> What the task asks: Reproduce the data below in full and exclude every picture.

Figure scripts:
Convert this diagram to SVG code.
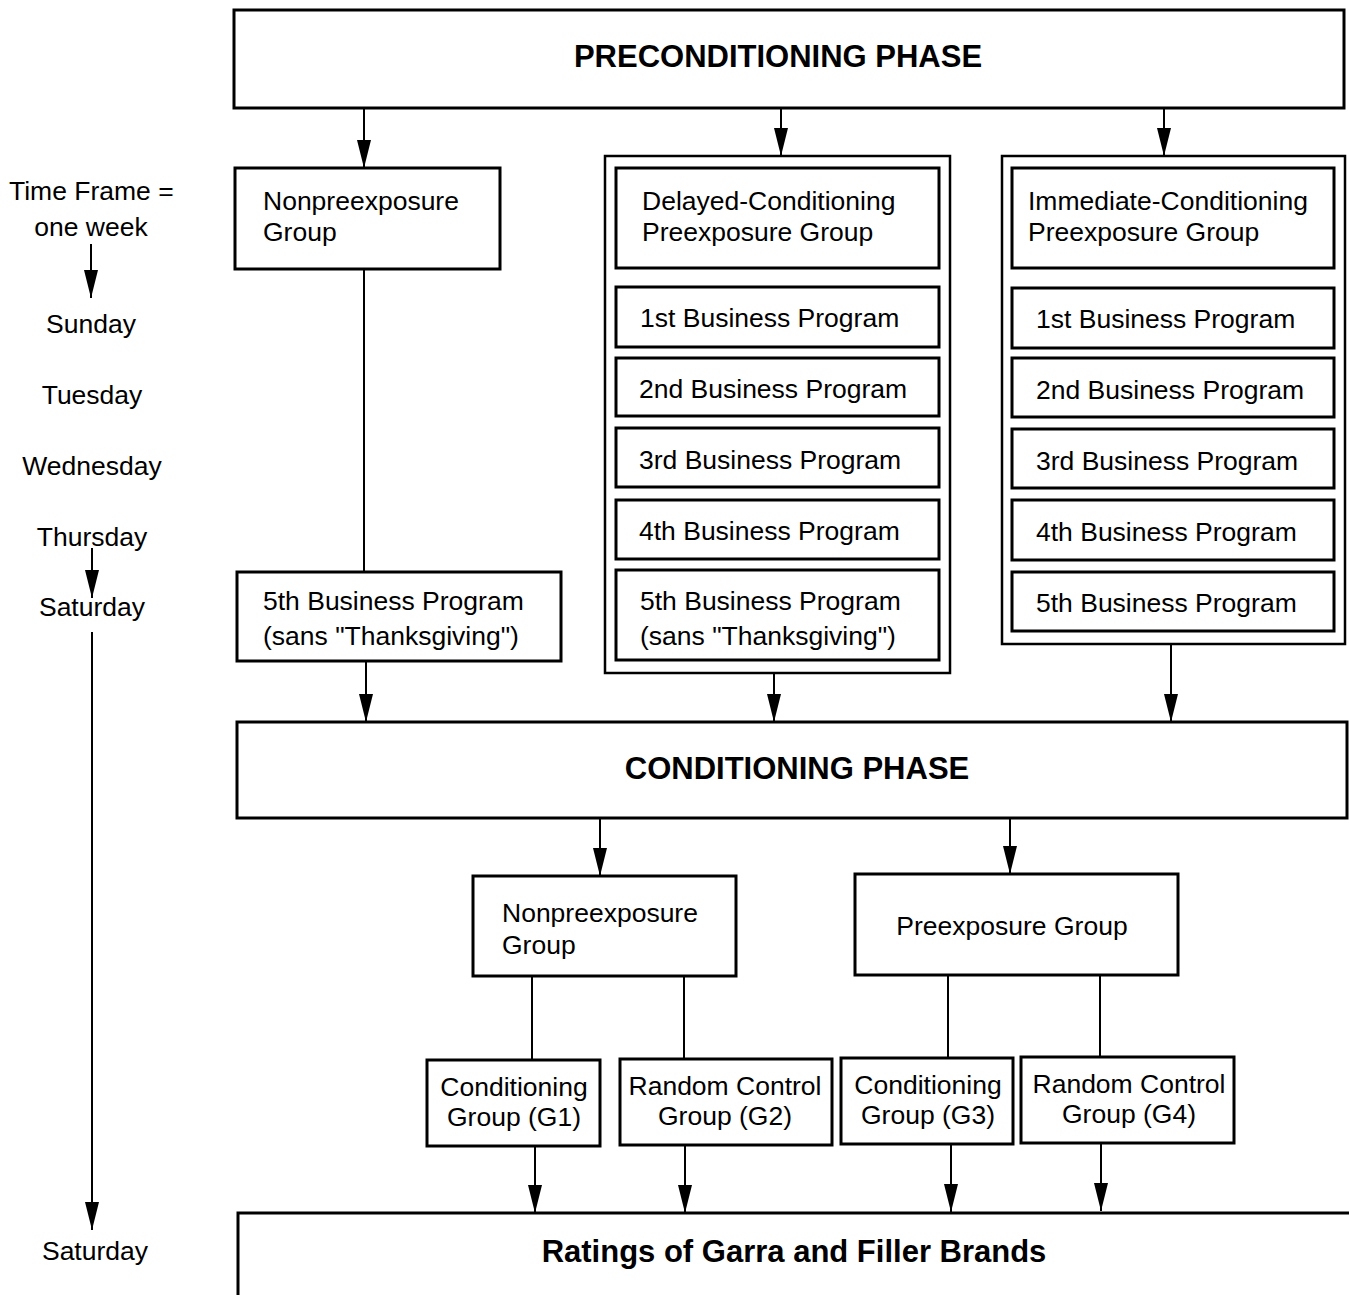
<svg xmlns="http://www.w3.org/2000/svg" width="1349" height="1295" viewBox="0 0 1349 1295">
<style>
.box{fill:#fff;stroke:#000;stroke-width:3}
.obox{fill:#fff;stroke:#000;stroke-width:2.5}
.t{font-family:"Liberation Sans",Arial,sans-serif;font-size:26.5px;fill:#000}
.b{font-family:"Liberation Sans",Arial,sans-serif;font-size:31px;font-weight:bold;fill:#000}
.c{text-anchor:middle}
.ln{stroke:#000;stroke-width:2;fill:none}
.ar{stroke:#000;stroke-width:2;fill:none;marker-end:url(#ah)}
</style>
<defs>
<marker id="ah" viewBox="0 0 28 14" refX="28" refY="7" markerWidth="28" markerHeight="14" markerUnits="userSpaceOnUse" orient="auto">
<path d="M0,0 L28,7 L0,14 z" fill="#000"/>
</marker>
</defs>
<rect width="1349" height="1295" fill="#fff"/>

<g id="connectors">
<line class="ar" x1="364" y1="108" x2="364" y2="168"/>
<line class="ar" x1="781" y1="108" x2="781" y2="156"/>
<line class="ar" x1="1164" y1="108" x2="1164" y2="156"/>
<line class="ln" x1="364" y1="269" x2="364" y2="572"/>
<line class="ar" x1="366" y1="661" x2="366" y2="722"/>
<line class="ar" x1="774" y1="673" x2="774" y2="722"/>
<line class="ar" x1="1171" y1="644" x2="1171" y2="722"/>
<line class="ln" x1="773" y1="347" x2="773" y2="358"/>
<line class="ln" x1="773" y1="416" x2="773" y2="428"/>
<line class="ln" x1="773" y1="487" x2="773" y2="500"/>
<line class="ln" x1="773" y1="559" x2="773" y2="570"/>
<line class="ln" x1="1165" y1="348" x2="1165" y2="358"/>
<line class="ln" x1="1165" y1="417" x2="1165" y2="429"/>
<line class="ln" x1="1165" y1="488" x2="1165" y2="500"/>
<line class="ln" x1="1165" y1="560" x2="1165" y2="572"/>
<line class="ar" x1="600" y1="818" x2="600" y2="876"/>
<line class="ar" x1="1010" y1="818" x2="1010" y2="874"/>
<line class="ln" x1="532" y1="976" x2="532" y2="1060"/>
<line class="ln" x1="684" y1="976" x2="684" y2="1059"/>
<line class="ln" x1="948" y1="975" x2="948" y2="1058"/>
<line class="ln" x1="1100" y1="975" x2="1100" y2="1057"/>
<line class="ar" x1="535" y1="1146" x2="535" y2="1213"/>
<line class="ar" x1="685" y1="1145" x2="685" y2="1213"/>
<line class="ar" x1="951" y1="1144" x2="951" y2="1212"/>
<line class="ar" x1="1101" y1="1143" x2="1101" y2="1211"/>
<line class="ar" x1="91" y1="244" x2="91" y2="298"/>
<line class="ar" x1="92" y1="548" x2="92" y2="598"/>
<line class="ar" x1="92" y1="632" x2="92" y2="1230"/>
</g>

<g id="timeline">
<text class="t" x="9" y="200">Time Frame =</text>
<text class="t c" x="91" y="236">one week</text>
<text class="t c" x="91" y="333">Sunday</text>
<text class="t c" x="92" y="404">Tuesday</text>
<text class="t c" x="92" y="475">Wednesday</text>
<text class="t c" x="92" y="546">Thursday</text>
<text class="t c" x="92" y="616">Saturday</text>
<text class="t c" x="95" y="1260">Saturday</text>
</g>

<g id="preconditioning">
<rect class="box" x="234" y="10" width="1110" height="98"/>
<text class="b c" x="778" y="67">PRECONDITIONING PHASE</text>
</g>

<g id="nonpre1">
<rect class="box" x="235" y="168" width="265" height="101"/>
<text class="t" x="263" y="210">Nonpreexposure</text>
<text class="t" x="263" y="241">Group</text>
</g>
<g id="nonpre1-5th">
<rect class="box" x="237" y="572" width="324" height="89"/>
<text class="t" x="263" y="610">5th Business Program</text>
<text class="t" x="263" y="645">(sans "Thanksgiving")</text>
</g>

<g id="delayed">
<rect class="obox" x="605" y="156" width="345" height="517"/>
<rect class="box" x="616" y="168" width="323" height="100"/>
<text class="t" x="642" y="210">Delayed-Conditioning</text>
<text class="t" x="642" y="241">Preexposure Group</text>
</g>
<g id="delayed-1"><rect class="box" x="616" y="287" width="323" height="60"/><text class="t" x="640" y="327">1st Business Program</text></g>
<g id="delayed-2"><rect class="box" x="616" y="358" width="323" height="58"/><text class="t" x="639" y="398">2nd Business Program</text></g>
<g id="delayed-3"><rect class="box" x="616" y="428" width="323" height="59"/><text class="t" x="639" y="469">3rd Business Program</text></g>
<g id="delayed-4"><rect class="box" x="616" y="500" width="323" height="59"/><text class="t" x="639" y="540">4th Business Program</text></g>
<g id="delayed-5"><rect class="box" x="616" y="570" width="323" height="90"/><text class="t" x="640" y="610">5th Business Program</text><text class="t" x="640" y="645">(sans "Thanksgiving")</text></g>

<g id="immediate">
<rect class="obox" x="1002" y="156" width="343" height="488"/>
<rect class="box" x="1012" y="168" width="322" height="100"/>
<text class="t" x="1028" y="210">Immediate-Conditioning</text>
<text class="t" x="1028" y="241">Preexposure Group</text>
</g>
<g id="immediate-1"><rect class="box" x="1012" y="288" width="322" height="60"/><text class="t" x="1036" y="328">1st Business Program</text></g>
<g id="immediate-2"><rect class="box" x="1012" y="358" width="322" height="59"/><text class="t" x="1036" y="399">2nd Business Program</text></g>
<g id="immediate-3"><rect class="box" x="1012" y="429" width="322" height="59"/><text class="t" x="1036" y="470">3rd Business Program</text></g>
<g id="immediate-4"><rect class="box" x="1012" y="500" width="322" height="60"/><text class="t" x="1036" y="541">4th Business Program</text></g>
<g id="immediate-5"><rect class="box" x="1012" y="572" width="322" height="59"/><text class="t" x="1036" y="612">5th Business Program</text></g>

<g id="conditioning">
<rect class="box" x="237" y="722" width="1110" height="96"/>
<text class="b c" x="797" y="779">CONDITIONING PHASE</text>
</g>

<g id="nonpre2">
<rect class="box" x="473" y="876" width="263" height="100"/>
<text class="t" x="502" y="922">Nonpreexposure</text>
<text class="t" x="502" y="954">Group</text>
</g>
<g id="pre2">
<rect class="box" x="855" y="874" width="323" height="101"/>
<text class="t c" x="1012" y="935">Preexposure Group</text>
</g>

<g id="g1"><rect class="box" x="427" y="1060" width="173" height="86"/><text class="t c" x="514" y="1096">Conditioning</text><text class="t c" x="514" y="1126">Group (G1)</text></g>
<g id="g2"><rect class="box" x="620" y="1059" width="212" height="86"/><text class="t c" x="725" y="1095">Random Control</text><text class="t c" x="725" y="1125">Group (G2)</text></g>
<g id="g3"><rect class="box" x="841" y="1058" width="172" height="86"/><text class="t c" x="928" y="1094">Conditioning</text><text class="t c" x="928" y="1124">Group (G3)</text></g>
<g id="g4"><rect class="box" x="1021" y="1057" width="213" height="86"/><text class="t c" x="1129" y="1093">Random Control</text><text class="t c" x="1129" y="1123">Group (G4)</text></g>

<g id="ratings">
<rect class="box" x="238" y="1213" width="1120" height="100"/>
<text class="b c" x="794" y="1262">Ratings of Garra and Filler Brands</text>
</g>
</svg>
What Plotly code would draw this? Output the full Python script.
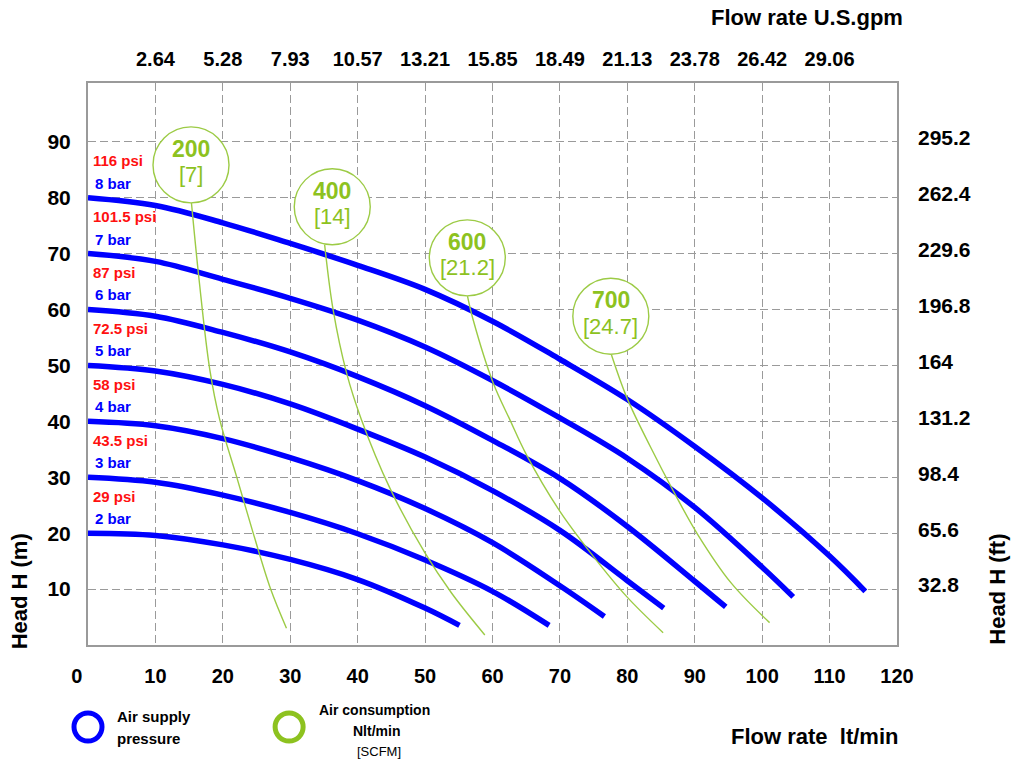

> The output:
Convert this diagram to SVG code.
<svg xmlns="http://www.w3.org/2000/svg" width="1349" height="1295" viewBox="0 0 1349 1295">
<style>
.box{fill:#fff;stroke:#000;stroke-width:3}
.obox{fill:#fff;stroke:#000;stroke-width:2.5}
.t{font-family:"Liberation Sans",Arial,sans-serif;font-size:26.5px;fill:#000}
.b{font-family:"Liberation Sans",Arial,sans-serif;font-size:31px;font-weight:bold;fill:#000}
.c{text-anchor:middle}
.ln{stroke:#000;stroke-width:2;fill:none}
.ar{stroke:#000;stroke-width:2;fill:none;marker-end:url(#ah)}
</style>
<defs>
<marker id="ah" viewBox="0 0 28 14" refX="28" refY="7" markerWidth="28" markerHeight="14" markerUnits="userSpaceOnUse" orient="auto">
<path d="M0,0 L28,7 L0,14 z" fill="#000"/>
</marker>
</defs>
<rect width="1349" height="1295" fill="#fff"/>

<g id="connectors">
<line class="ar" x1="364" y1="108" x2="364" y2="168"/>
<line class="ar" x1="781" y1="108" x2="781" y2="156"/>
<line class="ar" x1="1164" y1="108" x2="1164" y2="156"/>
<line class="ln" x1="364" y1="269" x2="364" y2="572"/>
<line class="ar" x1="366" y1="661" x2="366" y2="722"/>
<line class="ar" x1="774" y1="673" x2="774" y2="722"/>
<line class="ar" x1="1171" y1="644" x2="1171" y2="722"/>
<line class="ln" x1="773" y1="347" x2="773" y2="358"/>
<line class="ln" x1="773" y1="416" x2="773" y2="428"/>
<line class="ln" x1="773" y1="487" x2="773" y2="500"/>
<line class="ln" x1="773" y1="559" x2="773" y2="570"/>
<line class="ln" x1="1165" y1="348" x2="1165" y2="358"/>
<line class="ln" x1="1165" y1="417" x2="1165" y2="429"/>
<line class="ln" x1="1165" y1="488" x2="1165" y2="500"/>
<line class="ln" x1="1165" y1="560" x2="1165" y2="572"/>
<line class="ar" x1="600" y1="818" x2="600" y2="876"/>
<line class="ar" x1="1010" y1="818" x2="1010" y2="874"/>
<line class="ln" x1="532" y1="976" x2="532" y2="1060"/>
<line class="ln" x1="684" y1="976" x2="684" y2="1059"/>
<line class="ln" x1="948" y1="975" x2="948" y2="1058"/>
<line class="ln" x1="1100" y1="975" x2="1100" y2="1057"/>
<line class="ar" x1="535" y1="1146" x2="535" y2="1213"/>
<line class="ar" x1="685" y1="1145" x2="685" y2="1213"/>
<line class="ar" x1="951" y1="1144" x2="951" y2="1212"/>
<line class="ar" x1="1101" y1="1143" x2="1101" y2="1211"/>
<line class="ar" x1="91" y1="244" x2="91" y2="298"/>
<line class="ar" x1="92" y1="548" x2="92" y2="598"/>
<line class="ar" x1="92" y1="632" x2="92" y2="1230"/>
</g>

<g id="timeline">
<text class="t" x="9" y="200">Time Frame =</text>
<text class="t c" x="91" y="236">one week</text>
<text class="t c" x="91" y="333">Sunday</text>
<text class="t c" x="92" y="404">Tuesday</text>
<text class="t c" x="92" y="475">Wednesday</text>
<text class="t c" x="92" y="546">Thursday</text>
<text class="t c" x="92" y="616">Saturday</text>
<text class="t c" x="95" y="1260">Saturday</text>
</g>

<g id="preconditioning">
<rect class="box" x="234" y="10" width="1110" height="98"/>
<text class="b c" x="778" y="67">PRECONDITIONING PHASE</text>
</g>

<g id="nonpre1">
<rect class="box" x="235" y="168" width="265" height="101"/>
<text class="t" x="263" y="210">Nonpreexposure</text>
<text class="t" x="263" y="241">Group</text>
</g>
<g id="nonpre1-5th">
<rect class="box" x="237" y="572" width="324" height="89"/>
<text class="t" x="263" y="610">5th Business Program</text>
<text class="t" x="263" y="645">(sans "Thanksgiving")</text>
</g>

<g id="delayed">
<rect class="obox" x="605" y="156" width="345" height="517"/>
<rect class="box" x="616" y="168" width="323" height="100"/>
<text class="t" x="642" y="210">Delayed-Conditioning</text>
<text class="t" x="642" y="241">Preexposure Group</text>
</g>
<g id="delayed-1"><rect class="box" x="616" y="287" width="323" height="60"/><text class="t" x="640" y="327">1st Business Program</text></g>
<g id="delayed-2"><rect class="box" x="616" y="358" width="323" height="58"/><text class="t" x="639" y="398">2nd Business Program</text></g>
<g id="delayed-3"><rect class="box" x="616" y="428" width="323" height="59"/><text class="t" x="639" y="469">3rd Business Program</text></g>
<g id="delayed-4"><rect class="box" x="616" y="500" width="323" height="59"/><text class="t" x="639" y="540">4th Business Program</text></g>
<g id="delayed-5"><rect class="box" x="616" y="570" width="323" height="90"/><text class="t" x="640" y="610">5th Business Program</text><text class="t" x="640" y="645">(sans "Thanksgiving")</text></g>

<g id="immediate">
<rect class="obox" x="1002" y="156" width="343" height="488"/>
<rect class="box" x="1012" y="168" width="322" height="100"/>
<text class="t" x="1028" y="210">Immediate-Conditioning</text>
<text class="t" x="1028" y="241">Preexposure Group</text>
</g>
<g id="immediate-1"><rect class="box" x="1012" y="288" width="322" height="60"/><text class="t" x="1036" y="328">1st Business Program</text></g>
<g id="immediate-2"><rect class="box" x="1012" y="358" width="322" height="59"/><text class="t" x="1036" y="399">2nd Business Program</text></g>
<g id="immediate-3"><rect class="box" x="1012" y="429" width="322" height="59"/><text class="t" x="1036" y="470">3rd Business Program</text></g>
<g id="immediate-4"><rect class="box" x="1012" y="500" width="322" height="60"/><text class="t" x="1036" y="541">4th Business Program</text></g>
<g id="immediate-5"><rect class="box" x="1012" y="572" width="322" height="59"/><text class="t" x="1036" y="612">5th Business Program</text></g>

<g id="conditioning">
<rect class="box" x="237" y="722" width="1110" height="96"/>
<text class="b c" x="797" y="779">CONDITIONING PHASE</text>
</g>

<g id="nonpre2">
<rect class="box" x="473" y="876" width="263" height="100"/>
<text class="t" x="502" y="922">Nonpreexposure</text>
<text class="t" x="502" y="954">Group</text>
</g>
<g id="pre2">
<rect class="box" x="855" y="874" width="323" height="101"/>
<text class="t c" x="1012" y="935">Preexposure Group</text>
</g>

<g id="g1"><rect class="box" x="427" y="1060" width="173" height="86"/><text class="t c" x="514" y="1096">Conditioning</text><text class="t c" x="514" y="1126">Group (G1)</text></g>
<g id="g2"><rect class="box" x="620" y="1059" width="212" height="86"/><text class="t c" x="725" y="1095">Random Control</text><text class="t c" x="725" y="1125">Group (G2)</text></g>
<g id="g3"><rect class="box" x="841" y="1058" width="172" height="86"/><text class="t c" x="928" y="1094">Conditioning</text><text class="t c" x="928" y="1124">Group (G3)</text></g>
<g id="g4"><rect class="box" x="1021" y="1057" width="213" height="86"/><text class="t c" x="1129" y="1093">Random Control</text><text class="t c" x="1129" y="1123">Group (G4)</text></g>

<g id="ratings">
<rect class="box" x="238" y="1213" width="1120" height="100"/>
<text class="b c" x="794" y="1262">Ratings of Garra and Filler Brands</text>
</g>
</svg>
What Plotly code would draw this? Output the full Python script.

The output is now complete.